Bugahyeon-dong is a dong (neighborhood) of Seodaemun District, Seoul, South Korea.

==Overview==
During the Japanese colonial period, the area was known as Bugahyeonjeong. In 1946, its name was changed to Bugahyeon-dong. As a result, most of the area north of Sinchon-ro, along with Ahyeon-dong in Mapo-gu, was incorporated into Bugahyeon-dong.

In 1955, Bugahyeon-dong was divided into Bugahyeon 1-dong, 2-dong, and 3-dong. Later, on 6 May 2008, Bugahyeon 1-dong and Bugahyeon 2-dong were merged, forming the administrative district as it exists today.

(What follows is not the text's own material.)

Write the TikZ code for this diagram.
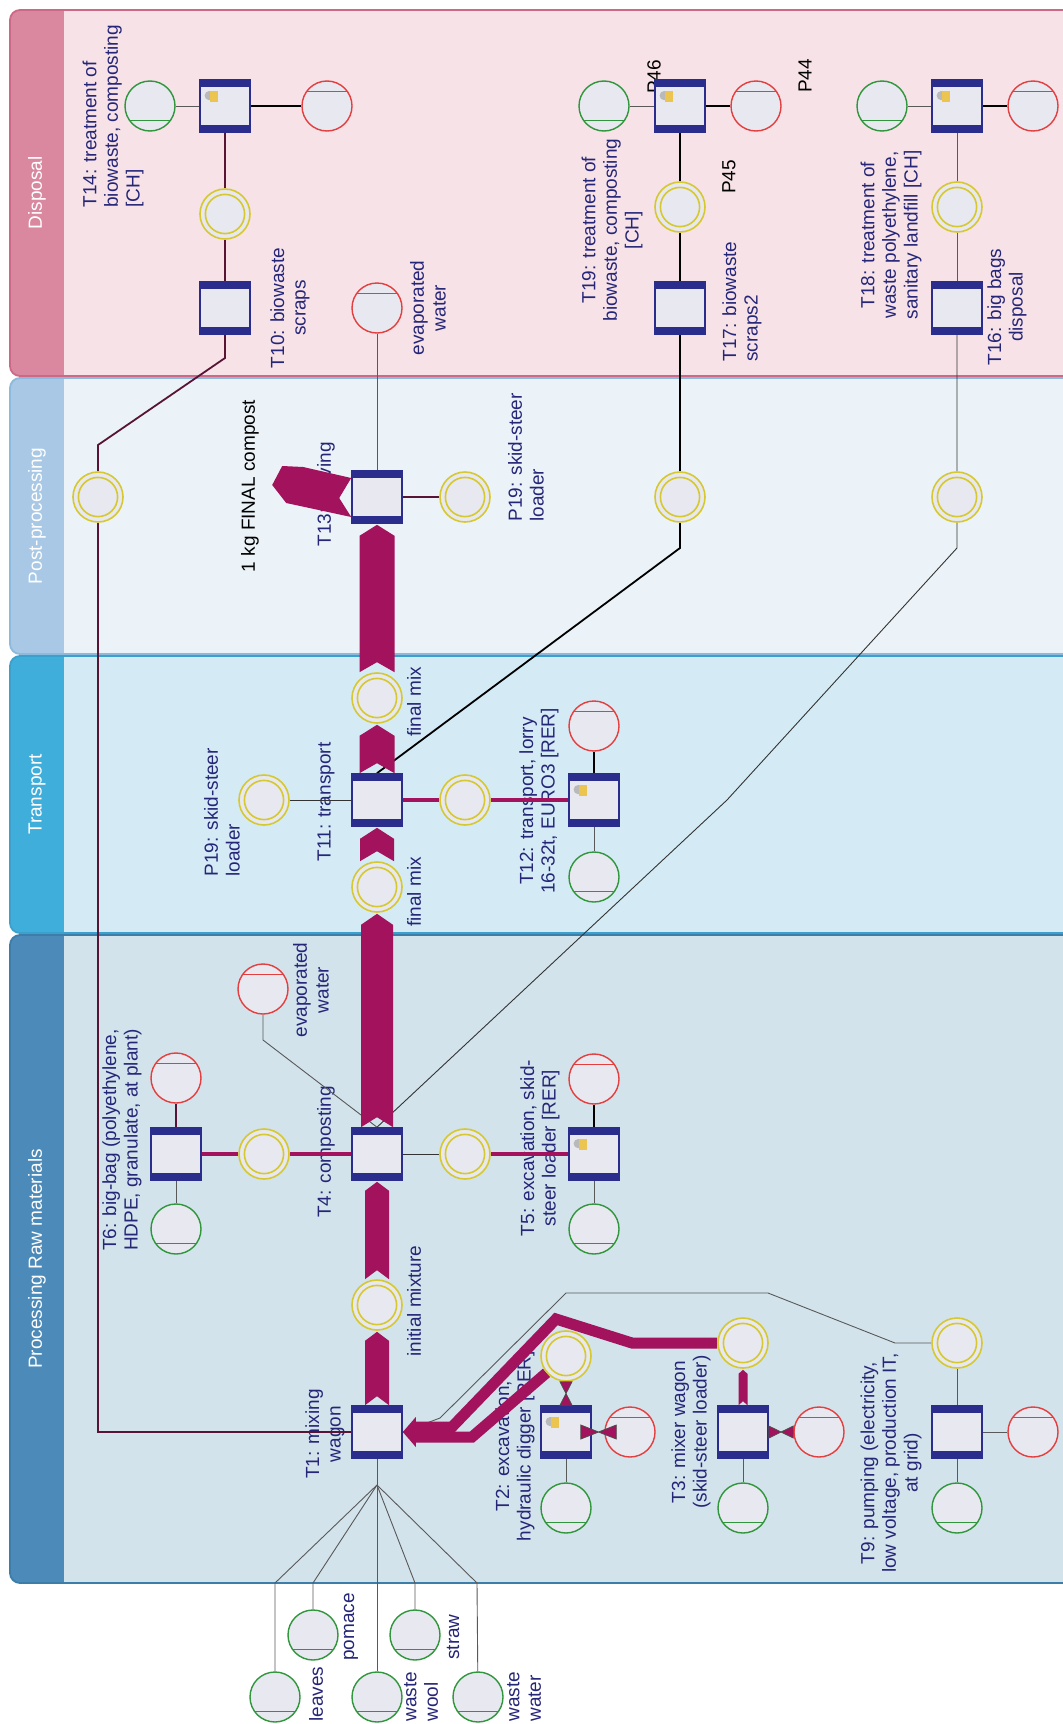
\documentclass[tikz,border=0pt]{standalone}
\usepackage{fontspec}
\setmainfont{Liberation Sans}
\usetikzlibrary{calc}

\definecolor{tblue}{RGB}{43,45,140}
\definecolor{pfill}{RGB}{232,232,240}
\definecolor{pgreen}{RGB}{48,150,60}
\definecolor{pred}{RGB}{228,62,62}
\definecolor{pyel}{RGB}{214,200,48}
\definecolor{flowc}{RGB}{163,18,92}
\definecolor{darkm}{RGB}{88,20,52}
\definecolor{txtblue}{RGB}{38,38,120}
\definecolor{lockyel}{RGB}{236,196,80}
\definecolor{dispS}{RGB}{218,136,160}
\definecolor{dispC}{RGB}{246,226,231}
\definecolor{dispB}{RGB}{205,105,135}
\definecolor{postS}{RGB}{168,200,230}
\definecolor{postC}{RGB}{235,243,248}
\definecolor{postB}{RGB}{140,185,220}
\definecolor{tranS}{RGB}{64,174,219}
\definecolor{tranC}{RGB}{212,235,245}
\definecolor{tranB}{RGB}{60,160,205}
\definecolor{procS}{RGB}{75,138,185}
\definecolor{procC}{RGB}{210,227,235}
\definecolor{procB}{RGB}{60,125,170}

\pgfdeclarelayer{lanes}
\pgfdeclarelayer{labels}
\pgfdeclarelayer{edges}
\pgfdeclarelayer{top}
\pgfsetlayers{lanes,labels,edges,main,top}

\newcommand{\lockicon}{%
  \fill[gray!55] ([shift={(4.6pt,-7.8pt)}]path picture bounding box.north west) circle (2.3pt);
  \fill[lockyel] ([shift={(4.8pt,-5.6pt)}]path picture bounding box.north west) rectangle ([shift={(9pt,-10.8pt)}]path picture bounding box.north west);}
\newcommand{\flowv}[5]{%
  \fill[flowc] ($(#1.north)+(-#3,0)$) -- ($(#1.north)+(0,-#4)$) -- ($(#1.north)+(#3,0)$) -- ($(#2.south)+(#3,#5)$) -- ($(#2.south)+(0,1)$) -- ($(#2.south)+(-#3,#5)$) -- cycle;}
\newcommand{\swimlane}[6]{%
  \begin{scope}
    \clip[rounded corners=5pt] (10,#1) rectangle (1075,#2);
    \fill[#4] (10,#1) rectangle (1075,#2);
    \fill[#3] (10,#1) rectangle (64,#2);
  \end{scope}
  \draw[#5, line width=0.9pt, rounded corners=5pt] (10,#1) rectangle (1075,#2);
  \node[lane] at (37,{(#1+#2)/2}) {#6};}

\begin{document}
\begin{tikzpicture}[x=0.5pt, y=-0.5pt,
    trans/.style={draw=tblue, line width=0.8pt, fill=pfill, minimum width=25pt, minimum height=26pt, inner sep=0pt,
      path picture={\fill[tblue] (path picture bounding box.north west) rectangle ([yshift=-3.6pt]path picture bounding box.north east);
        \fill[tblue] (path picture bounding box.south west) rectangle ([yshift=3.6pt]path picture bounding box.south east); #1}},
    trans/.default={},
    src/.style={circle, draw=pgreen, line width=0.7pt, fill=pfill, minimum size=25pt, inner sep=0pt,
      path picture={\draw[pgreen, line width=0.7pt] ([yshift=5.3pt]path picture bounding box.south west) -- ([yshift=5.3pt]path picture bounding box.south east);}},
    snk/.style={circle, draw=pred, line width=0.7pt, fill=pfill, minimum size=25pt, inner sep=0pt,
      path picture={\draw[pred, line width=0.7pt] ([yshift=-5.3pt]path picture bounding box.north west) -- ([yshift=-5.3pt]path picture bounding box.north east);}},
    inter/.style={circle, draw=pyel, line width=0.8pt, fill=pfill, minimum size=25pt, inner sep=0pt,
      path picture={\draw[pyel, line width=0.8pt] (path picture bounding box.center) circle (9.8pt);}},
    lbl/.style={rotate=90, align=center, inner sep=0pt, text=txtblue, font=\fontsize{9.5pt}{10.8pt}\selectfont},
    lbll/.style={lbl, align=left, anchor=west},
    blk/.style={lbl, text=black},
    lane/.style={rotate=90, text=white, inner sep=0pt, font=\fontsize{9.5pt}{11pt}\selectfont},
    lnk/.style={draw=black!65, line width=0.45pt},
    lnkd/.style={draw=darkm, line width=0.9pt},
    lnkb/.style={draw=black, line width=1.4pt},
    lnkf/.style={draw=flowc, line width=2.2pt},
    xflow/.style={fill=flowc, draw=black!70, line width=0.4pt}]

\path[use as bounding box] (0,0) rectangle (1062,1724);

\begin{pgfonlayer}{lanes}
\fill[white] (0,0) rectangle (1062,1724);
\swimlane{10}{376}{dispS}{dispC}{dispB}{Disposal}
\swimlane{378}{654}{postS}{postC}{postB}{Post-processing}
\swimlane{656}{933}{tranS}{tranC}{tranB}{Transport}
\swimlane{935}{1583}{procS}{procC}{procB}{Processing Raw materials}
\end{pgfonlayer}

% Disposal
\node[trans={\lockicon}] (T14) at (225,106) {};
\node[src] (T14in) at (150,106) {};
\node[snk] (T14out) at (327,106) {};
\node[inter] (P14) at (225,214) {};
\node[trans] (T10) at (225,308) {};
\node[snk] (W1) at (377,308) {};
\node[trans={\lockicon}] (T19) at (680,106) {};
\node[src] (T19in) at (604,106) {};
\node[snk] (T19out) at (756,106) {};
\node[inter] (P45) at (680,207) {};
\node[trans] (T17) at (680,308) {};
\node[trans={\lockicon}] (T18) at (957,106) {};
\node[src] (T18in) at (882,106) {};
\node[snk] (T18out) at (1033,106) {};
\node[inter] (P18) at (957,207) {};
\node[trans] (T16) at (957,308) {};

% Post-processing
\node[inter] (B1) at (98,497) {};
\node[trans] (T13) at (377,497) {};
\node[inter] (L13) at (465,497) {};
\node[inter] (B2) at (680,497) {};
\node[inter] (B3) at (957,497) {};

% Transport
\node[inter] (FM1) at (377,698) {};
\node[inter] (L11) at (264,800) {};
\node[trans] (T11) at (377,800) {};
\node[inter] (R11) at (465,800) {};
\node[trans={\lockicon}] (T12) at (594,800) {};
\node[snk] (T12out) at (594,726) {};
\node[src] (T12in) at (594,877) {};
\node[inter] (FM2) at (377,887) {};

% Processing raw materials
\node[snk] (W2) at (263,989) {};
\node[trans] (T6) at (176,1154) {};
\node[snk] (T6out) at (176,1078) {};
\node[src] (T6in) at (176,1229) {};
\node[inter] (P6) at (264,1154) {};
\node[trans] (T4) at (377,1154) {};
\node[inter] (P5) at (465,1154) {};
\node[trans={\lockicon}] (T5) at (594,1154) {};
\node[snk] (T5out) at (594,1079) {};
\node[src] (T5in) at (594,1229) {};
\node[inter] (IM) at (377,1305) {};
\node[trans] (T1) at (377,1432) {};
\node[trans={\lockicon}] (T2) at (566,1432) {};
\node[inter] (P2) at (566,1356) {};
\node[snk] (T2out) at (630,1432) {};
\node[src] (T2in) at (566,1508) {};
\node[trans] (T3) at (743,1432) {};
\node[inter] (P3) at (743,1343) {};
\node[snk] (T3out) at (819,1432) {};
\node[src] (T3in) at (743,1508) {};
\node[trans] (T9) at (957,1432) {};
\node[inter] (P9) at (957,1343) {};
\node[snk] (T9out) at (1033,1432) {};
\node[src] (T9in) at (957,1508) {};

\coordinate (hub) at (377,1485);
\node[src] (leaves) at (275,1697) {};
\node[src] (pomace) at (313,1635) {};
\node[src] (wool) at (377,1697) {};
\node[src] (straw) at (415,1635) {};
\node[src] (wwater) at (478,1697) {};

\begin{pgfonlayer}{labels}
\node[lbll] at (113,208) {T14: treatment of\\biowaste, composting\\{[CH]}};
\node[lbl] at (290,308) {T10: biowaste\\scraps};
\node[lbl] at (428,308) {evaporated\\water};
\node[blk] at (654,77) {P46};
\node[blk] at (805,76) {P44};
\node[blk] at (729,177) {P45};
\node[lbl] at (612,230) {T19: treatment of\\biowaste, composting\\{[CH]}};
\node[lbll] at (742,362) {T17: biowaste\\scraps2};
\node[lbl] at (891,235) {T18: treatment of\\waste polyethylene,\\sanitary landfill [CH]};
\node[lbl] at (1007,307) {T16: big bags\\disposal};
\node[blk] at (250,486) {1 kg FINAL compost};
\node[lbll] at (326,547) {T13: sieving};
\node[lbll] at (526,522) {P19: skid-steer\\loader};
\node[lbll] at (222,877) {P19: skid-steer\\loader};
\node[lbl] at (326,802) {T11: transport};
\node[lbl] at (414,702) {final mix};
\node[lbl] at (414,892) {final mix};
\node[lbl] at (539,801) {T12: transport, lorry\\16-32t, EURO3 [RER]};
\node[lbl] at (311,990) {evaporated\\water};
\node[lbl] at (122,1140) {T6: big-bag (polyethylene,\\HDPE, granulate, at plant)};
\node[lbl] at (326,1152) {T4: composting};
\node[lbl] at (540,1148) {T5: excavation, skid-\\steer loader [RER]};
\node[lbl] at (414,1301) {initial mixture};
\node[lbl] at (325,1434) {T1: mixing\\wagon};
\node[lbl] at (515,1446) {T2: excavation,\\hydraulic digger [RER]};
\node[lbl] at (691,1432) {T3: mixer wagon\\(skid-steer loader)};
\node[lbl] at (891,1463) {T9: pumping (electricity,\\low voltage, production IT,\\at grid)};
\node[lbl] at (351,1627) {pomace};
\node[lbl] at (453,1637) {straw};
\node[lbll] at (316,1722) {leaves};
\node[lbll] at (421,1722) {waste\\wool};
\node[lbll] at (524,1722) {waste\\water};
\end{pgfonlayer}

\begin{pgfonlayer}{edges}
\draw[lnk] (T14in) -- (T14);
\draw[lnkb] (T14) -- (T14out);
\draw[lnkd] (T14) -- (P14) -- (T10);
\draw[lnkd] (T10) -- (225,358) -- (98,445) -- (B1) -- (98,1432) -- (T1);
\draw[lnk] (W1) -- (T13);
\draw[lnk] (T19in) -- (T19);
\draw[lnkb] (T19) -- (T19out);
\draw[lnkd, draw=black] (T19) -- (P45) -- (T17) -- (B2) -- (680,548) -- (T11.north);
\draw[lnk] (T18in) -- (T18);
\draw[lnkd, draw=black] (T18) -- (T18out);
\draw[lnk] (T18) -- (P18) -- (T16);
\draw[lnk, draw=black!80] (T16) -- (B3) -- (957,548) -- (727,800) -- (T4.north);
\draw[lnkd] (T13) -- (L13);
\draw[lnk, draw=black!80] (L11) -- (T11);
\draw[lnkf] (T11) -- (R11) -- (T12);
\draw[lnkb] (T12) -- (T12out);
\draw[lnk] (T12) -- (T12in);
\draw[lnkb, draw=darkm] (T6) -- (T6out);
\draw[lnk] (T6) -- (T6in);
\draw[lnkf] (T6) -- (P6) -- (T4);
\draw[lnk, draw=black!80] (T4) -- (P5);
\draw[lnkf] (P5) -- (T5);
\draw[lnkb] (T5) -- (T5out);
\draw[lnk] (T5) -- (T5in);
\draw[lnk] (W2) -- (263,1040) -- (T4.north);
\draw[lnk] (T2) -- (T2in);
\draw[lnk] (T3) -- (T3in);
\draw[lnk] (T9) -- (T9in);
\draw[lnk] (T9) -- (T9out);
\draw[lnk] (T9) -- (P9);
\draw[lnk] (T1.east) -- (440,1418) -- (566,1293) -- (768,1293) -- (895,1343) -- (P9);
\draw[lnk] (T1) -- (hub);
\draw[lnk] (hub) -- (275,1583) -- (leaves);
\draw[lnk] (hub) -- (313,1583) -- (pomace);
\draw[lnk] (hub) -- (wool);
\draw[lnk] (hub) -- (415,1583) -- (straw);
\draw[lnk] (hub) -- (477,1583) -- (wwater);
\flowv{FM1}{T13}{17.5}{10}{12}
\flowv{T11}{FM1}{17.5}{10}{12}
\flowv{FM2}{T11}{17}{10}{12}
\flowv{T4}{FM2}{16}{10}{12}
\flowv{IM}{T4}{12}{9}{10}
\flowv{T1}{IM}{12}{9}{10}
\flowv{T3}{P3}{4.5}{4}{5}
\fill[flowc] ($(T13.west)+(0,-19)$) -- ($(T13.west)+(-48,-30)$) -- ($(T13.west)+(-69,-31)$) -- ($(T13.west)+(-79,-12)$) -- ($(T13.west)+(-65,6)$) -- ($(T13.west)+(0,20)$) -- ($(T13.west)+(-12,1)$) -- cycle;
\draw[flowc, line width=5.5pt, line join=miter] (P3.west) -- (632,1343) -- (556,1319) -- (452,1427) -- (414,1427);
\draw[flowc, line width=5.5pt, line join=miter] (P2) -- (472,1437) -- (414,1437);
\fill[flowc] (T1.east) -- ++(13,-15) -- ++(0,30) -- cycle;
\end{pgfonlayer}

\begin{pgfonlayer}{top}
\filldraw[xflow] ($(P2.south)+(-6,0)$) -- ($(P2.south)+(6,0)$) -- ($(T2.north)+(-6,0)$) -- ($(T2.north)+(6,0)$) -- cycle;
\filldraw[xflow] ($(T2.east)+(-11,-7)$) -- ($(T2.east)+(-11,7)$) -- ($(T2out.west)+(12,-7)$) -- ($(T2out.west)+(12,7)$) -- cycle;
\filldraw[xflow] ($(T3.east)+(0,-6)$) -- ($(T3.east)+(0,6)$) -- ($(T3out.west)+(0,-6)$) -- ($(T3out.west)+(0,6)$) -- cycle;
\end{pgfonlayer}
\end{tikzpicture}
\end{document}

During the Joseon Dynasty, this area belonged to the Western District of Hanseong (present-day Seoul) and was part of the administrative units of Ahyeon-gye, Chajarigye, and Gwonjeongseung-gye within Bansongbang.

In 1936, after the area was incorporated into Gyeongseong (the former name of Seoul during the Japanese colonial period), it was renamed Bugahyeonjeong.

On June 1, 1943, it was incorporated into Seodaemun-gu.

In 1964, the Daehyeon Land Readjustment Project was completed. As a result, the area north of Sinchon-ro, which had previously belonged to Ahyeon-dong in Mapo-gu, was incorporated into Bugahyeon-dong.